When I see portraits of the Messiah, written or painted, I often wince at the weak, timid portrayals so often seen today.
Eyes rolled back and hands delicately poised, these representations paint a very specific picture – a picture of a Messiah who expects nothing and whom you can walk all over, a picture of grace without obedience, a picture of a new religion without Torah.
When you actually read the Gospel records, a very different portrait of Messiah comes into view.
The Messiah repeatedly laid out very clear expectations for us and then demonstrated them through his actions. He didn’t just sit on tree stumps with hands clasped and talk; he DID, and he expects us to DO.

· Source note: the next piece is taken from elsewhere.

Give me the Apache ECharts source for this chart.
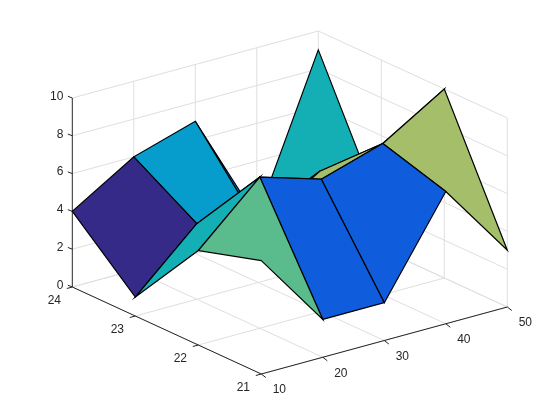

He also did not sit idly by when others were doing wrong or speak to them in hushed tones about how their actions don’t matter as long as there is love in their hearts.
When he encountered the moneychangers in the Temple, did he not kick them to the curb and upturn their tables with swift and authoritative force? Did he not stand up and rebuke the manipulative religious leaders, exposing them as hypocrites, announcing the doomed fate of their path?
Is it a weak and timid man that does these things? No!
The Messiah has high expectations for you! He expects you to listen to his words and follow him, to emulate his actions.
Yes, the Messiah loves and told us to love each other, but love does not mean permissiveness to the point of indifference to our actions no matter how iniquitous.
How many of us love our children so much that we let them do whatever they want? Is that love?
When I think of the Messiah, I imagine him with a fire in his eyes, with strength and authority in his movements, with a booming voice and deep knowledge readable in his face. I imagine him with an undeniable intensity, walking in the power of the Torah.
That is the Messiah I listen to and the Messiah I strive to emulate.